The point being that 6,500 cubic metres of storage and pumps etc and connection into North Shore's computerised control system to manage the way wastewater flowed in the network, was built at a cost of $7.2 million. So what is Watercare planning to build, and how will it work? The AEE says this:
The tunnel has been sized to provide capacity for storage of some 200,000 m3 of wastewater. Under dry weather conditions very little of the tunnel’s overall capacity is used. However, under wet weather conditions the tunnel is used to capture and store wastewater that would otherwise overflow to the environment and then convey it to the pump station and treatment plant. As a rain storm event occurs the tunnel gradually starts to fill, and depending on the duration and intensity of the storm, the remaining capacity reduces until the tunnel becomes full. As the tunnel approaches its full capacity, inlet control gates at selected connection points will close and excess inflows will overflow to the environment via new and existing engineered overflow structures. As the storm event finishes, the wastewater in the tunnel will slowly drop as the WWTP processes the stored wastewater.So. Much the same functional behaviour as North Shore's system.

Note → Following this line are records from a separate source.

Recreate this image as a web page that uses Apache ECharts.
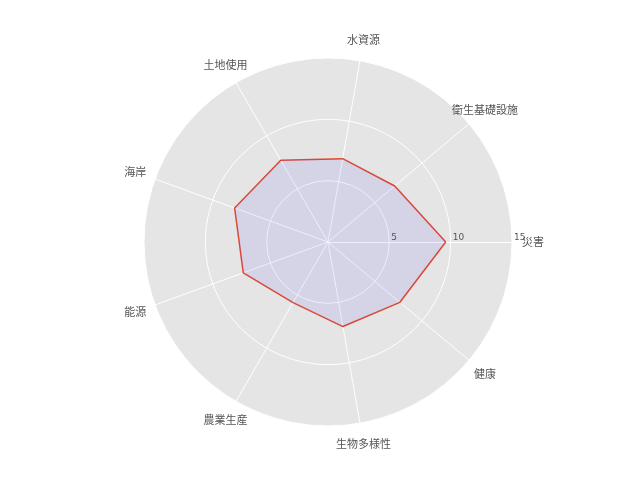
<!DOCTYPE html>
<html><head><meta charset="utf-8">
<script src="https://cdn.jsdelivr.net/npm/echarts@6/dist/echarts.min.js"></script>
<style>html,body{margin:0;padding:0;background:#fff}#c{width:640px;height:480px}</style>
</head><body><div id="c"></div>
<script>
const categories = ['災害','衛生基礎設施','水資源','土地使用','海岸','能源','農業生産','生物多様性','健康'];
const values = [9.6, 7.1, 6.9, 7.7, 8.1, 7.35, 5.7, 7.0, 7.65];
const tickLabels = ['5','10','15'];
const maxValue = 15;

const chart = echarts.init(document.getElementById('c'), null, {renderer:'canvas'});
chart.setOption({
  animation:false,
  backgroundColor:'#ffffff',
  radar:{
    center:[328,242],
    radius:184,
    startAngle:0,
    shape:'circle',
    splitNumber:3,
    nameGap:21,
    axisName:{color:'#555555', fontSize:11, fontFamily:'Noto Sans CJK JP', align:'center', verticalAlign:'middle'},
    indicator: categories.map((c,i)=>{
      const o = {name:c, min:0, max:maxValue};
      if(i===0){
        o.nameMoveOverlap = false;
        o.axisLabel = {show:true, color:'#555555', fontSize:9, fontFamily:'DejaVu Sans', align:'left', margin:0,
          padding:[0,0,0,2],
          formatter:(v)=> tickLabels.indexOf(String(v))>=0 ? String(v) : ''};
      }
      return o;
    }),
    axisLabel:{show:false},
    axisTick:{show:false},
    axisLine:{lineStyle:{color:'#ffffff', width:1}},
    splitLine:{lineStyle:{color:'#ffffff', width:1}},
    splitArea:{show:true, areaStyle:{color:['#e5e5e5']}}
  },
  series:[{
    type:'radar',
    symbol:'none',
    lineStyle:{color:'#e24a33', width:1.5},
    areaStyle:{color:'rgba(0,0,255,0.1)'},
    data:[{value:values}]
  }]
});
</script></body></html>
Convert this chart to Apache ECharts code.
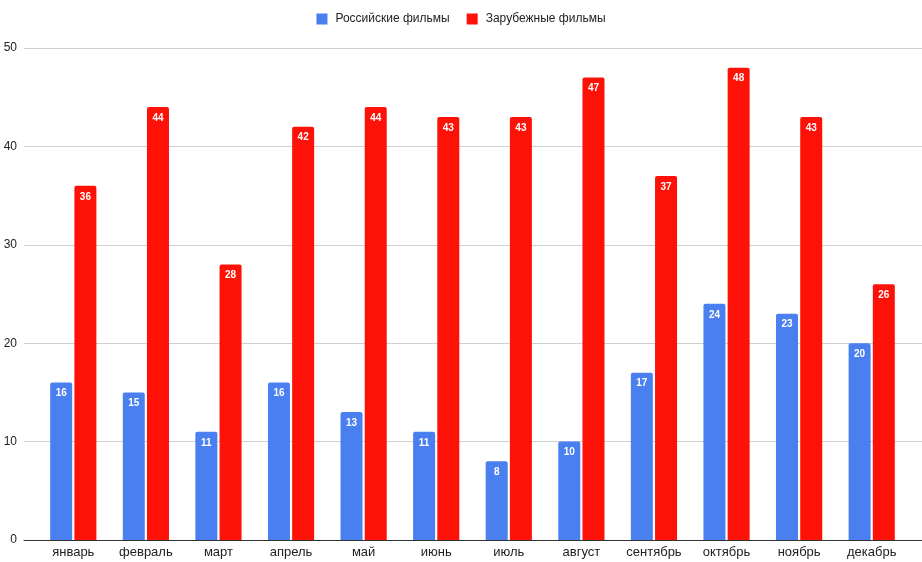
<!DOCTYPE html>
<html><head><meta charset="utf-8">
<script src="https://cdn.jsdelivr.net/npm/echarts@6/dist/echarts.min.js"></script>
<style>html,body{margin:0;padding:0;background:#fff}#c{width:922px;height:562px}</style>
</head><body><div id="c"></div>
<script>
const months = ['январь','февраль','март','апрель','май','июнь','июль','август','сентябрь','октябрь','ноябрь','декабрь'];
const russian = [16,15,11,16,13,11,8,10,17,24,23,20];
const foreign = [36,44,28,42,44,43,43,47,37,48,43,26];
const seriesNames = ['Российские фильмы','Зарубежные фильмы'];
const yTicks = {min:0, max:50, interval:10};
const font = 'Liberation Sans, Arial, sans-serif';
const chart = echarts.init(document.getElementById('c'));
const lbl = {show:true, position:'insideTop', color:'#fff', fontWeight:'bold', fontSize:10, fontFamily:font, distance:6};
chart.setOption({
  animation:false,
  textStyle:{fontFamily:font},
  legend:{top:8, left:'center', itemWidth:11, itemHeight:11, itemGap:17, icon:'rect',
    textStyle:{fontSize:12, color:'#222', fontFamily:font, padding:[0,0,0,3]}, data:seriesNames},
  grid:[
    {left:37, right:14, top:48, bottom:22},
    {left:24, right:0, top:48, bottom:22}
  ],
  xAxis:[
    {type:'category', data:months, gridIndex:0, axisTick:{show:false},
     axisLine:{show:false},
     axisLabel:{color:'#222', fontSize:13, margin:6, fontFamily:font}},
    {type:'category', data:[''], gridIndex:1, axisTick:{show:false},
     axisLabel:{show:false}, axisLine:{show:true, lineStyle:{color:'#333', width:1}}}
  ],
  yAxis:[
    {type:'value', gridIndex:0, min:yTicks.min, max:yTicks.max, interval:yTicks.interval,
     axisLabel:{show:false}, splitLine:{show:false}, axisLine:{show:false}},
    {type:'value', gridIndex:1, min:yTicks.min, max:yTicks.max, interval:yTicks.interval,
     axisLabel:{color:'#222', fontSize:12, margin:7, fontFamily:font},
     splitLine:{lineStyle:{color:'#d0d0d0'}}, axisLine:{show:false}, axisTick:{show:false}}
  ],
  series:[
    {name:seriesNames[0], type:'bar', xAxisIndex:0, yAxisIndex:0, data:russian, barWidth:22, barGap:'10%',
     itemStyle:{color:'#4a7ff0', borderRadius:[2,2,0,0]}, label:lbl, z:3},
    {name:seriesNames[1], type:'bar', xAxisIndex:0, yAxisIndex:0, data:foreign, barWidth:22, barGap:'10%',
     itemStyle:{color:'#fe1207', borderRadius:[2,2,0,0]}, label:lbl, z:3}
  ]
});
</script></body></html>
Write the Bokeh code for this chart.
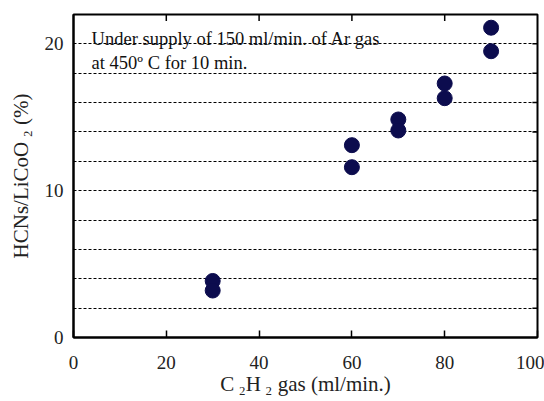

The thing is, Watercare's project is costing $800 million for 200,000 m3, while the North Shore approach (based on Silverfield and not allowing for inflation) would give that storage capacity for about $200 million and deliver some 30 storage systems at crucial overflow locations.
Makes you think doesn't it. Watercare's casual assessment of this option dismisses it by assessing its cost at over a $billion. That seems way over the top.
If Auckland can more economically deal with overflows than Watercare's $800 million Central Interceptor - then wouldn't that be a sensible option? Freeing up around $500 million which could go toward building another sort of tunnel - one for trains instead of dilute sewage.